Nestes tempos sua alma estava em constante comunhão com Deus por meio da Oração de Jesus – seja tratando de feridas, seja preparando seu prato de salada, seja confortando um paciente em seu leito. Neste estado, sua mente se encontrava num estado repulsivo a qualquer expressão de angústia ou medo. Ela sabia que, devota e obediente a Deus, seguia os passos do Senhor; o que quer que viesse ela aceitaria com serenidade e submissão. Nisto ela se assemelhava aos mártires dos primeiros séculos do Cristianismo. A esta altura ela já estava recuperada do choque da abdicação do czar. As lágrimas que derramava à noite, rezando ante os ícones, não eram mais de amargura e desespero, mas eram lágrimas de tristeza ante o destino da Rússia e sua família imperial.

A Grã-Duquesa era dotada de um autocontrole impressionante. Conforme relata o Arcebispo Anastácio: “Parece que ela se encontrava como no alto de um inacessível penhasco e, dali, ignorando os ventos tormentosos do entorno, mentalmente mantinha seu olhar firme na distante eternidade”. Esta característica é muito bem ilustrada por um incidente descrito no volume I do livro Os Novos Mártires da Rússia, do Protopresbítero Michael Polsky.

Certa manhã, dois caminhões de revolucionários chegaram no convento. Fitas vermelhas no peito e carregando faixas da Revolução, os homens adentraram os portões, os quais haviam sido pessoalmente abertos pela abadessa. Um grupo menor – cigarros pendurados nos lábios, capas por sobre as cabeças, rifles pendurados nos ombros – anunciaram que estavam ali para buscar, prender e julgar a abadessa como espiã alemã; o convento teria de ser revistado e todas as armas confiscadas.

Com grande tranquilidade, vêa Grã-Duquesa respondeu: “Entrem, revistem tudo, mas apenas cinco de vocês podem entrar”.

Os revolucionários insistiam que ela teria de deixar o convento com eles, mas ela lhes explicou que, enquanto Madre Superior, não poderia deixar sem dar algumas instruções e despedir-se de suas irmãs. Após uma rápida confabulação em cochichos, os homens concordaram.

Elizabeth reuniu todas as irmãs na igreja do convento e pediu ao Padre Mitrofan que oficiasse. Enquanto ele se paramentava, as lâmpadas e velas dos ícones foram acesas. A nobre Madre Superior, enquanto isso, lembrava-lhes às suas irmãs a mensagem do Evangelho: E de todos sereis odiados por causa do Meu Nome... Na vossa paciência possuí as vossas almas. (Lucas 21:17, 19). Voltando-se aos revolucionários, ela os convidou para deixarem suas armas à porta e juntarem-se a todos na igreja. Com relutância, eles tiraram suas armas e entraram.

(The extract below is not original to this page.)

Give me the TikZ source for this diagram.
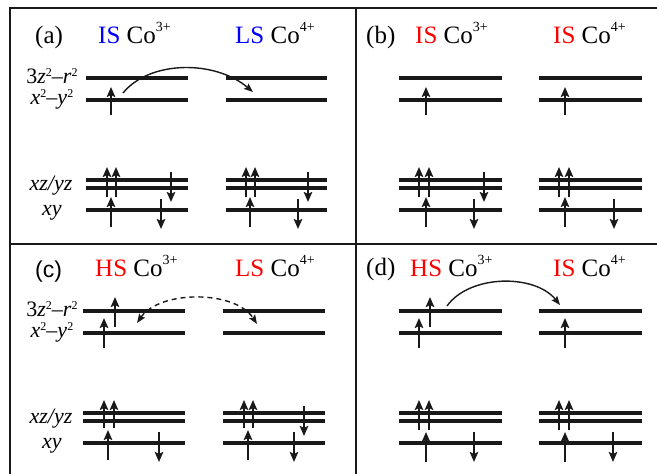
\documentclass[tikz,border=0pt]{standalone}
\usepackage{fontspec}
\setmainfont{Liberation Serif}
\newfontfamily\sansf{Liberation Sans}
\usetikzlibrary{arrows.meta}
\newcommand\sps[1]{\raisebox{12pt}{\fontsize{14}{14}\selectfont #1}}
\newcommand\lsp[1]{\raisebox{6.5pt}{\fontsize{12}{12}\selectfont #1}}
\newcommand\spin[3]{\draw[spinarr] (#1,#2) -- (#1,#3);}
\newcommand\lv[3]{\draw[lev] (#1,#3) -- (#2,#3);}
\begin{document}
\begin{tikzpicture}[x=1pt,y=-1pt,
  frame/.style={line width=2.5pt,black!90},
  lev/.style={line width=4pt,black!90},
  spinarr/.style={line width=2pt,black!90,-{Stealth[length=10pt,width=8.5pt,inset=2pt]}},
  hop/.style={line width=1.4pt,black!90,-{Stealth[length=9pt,width=7pt,inset=1.5pt]}},
  ttl/.style={anchor=base west,inner sep=0pt,font=\fontsize{25}{28}\selectfont},
  lbl/.style={anchor=base,inner sep=0pt,font=\fontsize{22}{25}\selectfont}]
\useasboundingbox (0,0) rectangle (657,474);
% frame
\draw[frame] (10,474) -- (10,8) -- (657,8);
\draw[frame] (356,8) -- (356,474);
\draw[frame] (10,244) -- (657,244);
% ---------- panel (a)
\node[ttl] (ta0) at (35,43) {(a)};
\node[ttl] (ta1) at (98,43) {\textcolor{blue}{IS} Co\sps{3+}};
\node[ttl] (ta2) at (235,43) {\textcolor{blue}{LS} Co\sps{4+}};
\node[lbl] (la1) at (52,83) {3\textit{z}\lsp{2}\textendash\textit{r}\lsp{2}};
\node[lbl] (la2) at (52,104) {\textit{x}\lsp{2}\textendash\textit{y}\lsp{2}};
\node[lbl] (la3) at (51,190) {\textit{xz/yz}};
\node[lbl] (la4) at (52,215) {\textit{xy}};
\foreach \y in {78,100,180,188,210} {\lv{86}{188}{\y}\lv{226}{327}{\y}}
\spin{111}{115}{87}
\spin{107}{197}{167}\spin{116}{197}{167}\spin{171}{172}{202}
\spin{111}{227}{197}\spin{161}{199}{229}
\spin{246}{197}{167}\spin{255}{197}{167}\spin{308}{172}{202}
\spin{250}{227}{197}\spin{298}{199}{229}
\coordinate (ha1) at (123,93); \coordinate (ha2) at (253,92);
\draw[hop] (ha1) .. controls (150,60) and (215,60) .. (ha2);
% ---------- panel (b)
\node[ttl] (tb0) at (366,43) {(b)};
\node[ttl] (tb1) at (415,43) {\textcolor{red}{IS} Co\sps{3+}};
\node[ttl] (tb2) at (553,43) {\textcolor{red}{IS} Co\sps{4+}};
\foreach \y in {78,100,180,188,210} {\lv{399}{502}{\y}\lv{539}{642}{\y}}
\spin{426}{115}{87}
\spin{419}{197}{167}\spin{429}{197}{167}\spin{484}{172}{202}
\spin{426}{227}{197}\spin{474}{199}{229}
\spin{565}{115}{87}
\spin{559}{197}{167}\spin{569}{197}{167}
\spin{565}{227}{197}\spin{614}{199}{229}
% ---------- panel (c)
\node[ttl,font=\sansf\fontsize{23}{26}\selectfont] (tc0) at (35,277) {(c)};
\node[ttl] (tc1) at (95,276) {\textcolor{red}{HS} Co\sps{3+}};
\node[ttl] (tc2) at (235,276) {\textcolor{red}{LS} Co\sps{4+}};
\node[lbl] (lc1) at (52,316) {3\textit{z}\lsp{2}\textendash\textit{r}\lsp{2}};
\node[lbl] (lc2) at (52,337) {\textit{x}\lsp{2}\textendash\textit{y}\lsp{2}};
\node[lbl] (lc3) at (51,423) {\textit{xz/yz}};
\node[lbl] (lc4) at (52,448) {\textit{xy}};
\foreach \y in {311,333,413,421,443} {\lv{83}{185}{\y}\lv{223}{325}{\y}}
\spin{104}{348}{318}\spin{115}{327}{297}
\spin{104}{428}{400}\spin{114}{428}{400}
\spin{108}{460}{430}\spin{159}{432}{462}
\spin{244}{428}{400}\spin{253}{428}{400}\spin{304}{406}{436}
\spin{248}{460}{430}\spin{294}{432}{462}
\coordinate (hc1) at (137,323); \coordinate (hc2) at (257,324);
\draw[hop,{Stealth[length=9pt,width=7pt,inset=1.5pt]}-{Stealth[length=9pt,width=7pt,inset=1.5pt]},dash pattern=on 5pt off 4pt] (hc1) .. controls (160,290) and (235,290) .. (hc2);
% ---------- panel (d)
\node[ttl] (td0) at (366,275) {(d)};
\node[ttl] (td1) at (410,276) {\textcolor{red}{HS} Co\sps{3+}};
\node[ttl] (td2) at (553,276) {\textcolor{red}{IS} Co\sps{4+}};
\foreach \y in {311,333,413,421,443} {\lv{399}{502}{\y}\lv{539}{642}{\y}}
\spin{419}{348}{318}\spin{430}{327}{297}
\spin{419}{430}{400}\spin{429}{430}{400}
\spin{426}{462}{432}\spin{474}{432}{462}
\spin{565}{348}{318}
\spin{559}{430}{400}\spin{569}{430}{400}
\spin{565}{462}{432}\spin{613}{432}{462}
\coordinate (hd1) at (447,306); \coordinate (hd2) at (560,305);
\draw[hop] (hd1) .. controls (470,274) and (535,274) .. (hd2);
\end{tikzpicture}
\end{document}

Ao longo de todo o ofício a Grã-Duquesa ficou de joelhos. Ao final, ela venerou a Cruz sustentada pelo padre, e os revolucionários, como que subjugados pelo desenrolar dos eventos, fizeram o mesmo. Elizabeth anunciou então que o Padre Mitrofan os acompanharia por todos os aposentos do convento.

Após a revista, que provou-se infrutífera, os homens, envergonhados, saíram para encarar a ruidosa multidão que cantava a “Internationale” e a “Marseillaise”. Eles disseram às massas: “Isto é um convento e nada mais”. A multidão ficou desapontada; eles esperavam ver a Grã-Duquesa e suas armas arrastadas por detrás dela. A medida que se afastavam os caminhões, Elizabeth Feodorovna persignou-se e disse às irmãs: “Parece que ainda não somos dignas da coroa dos mártires”. Com efeito, a coroa dos mártires logo seria sua.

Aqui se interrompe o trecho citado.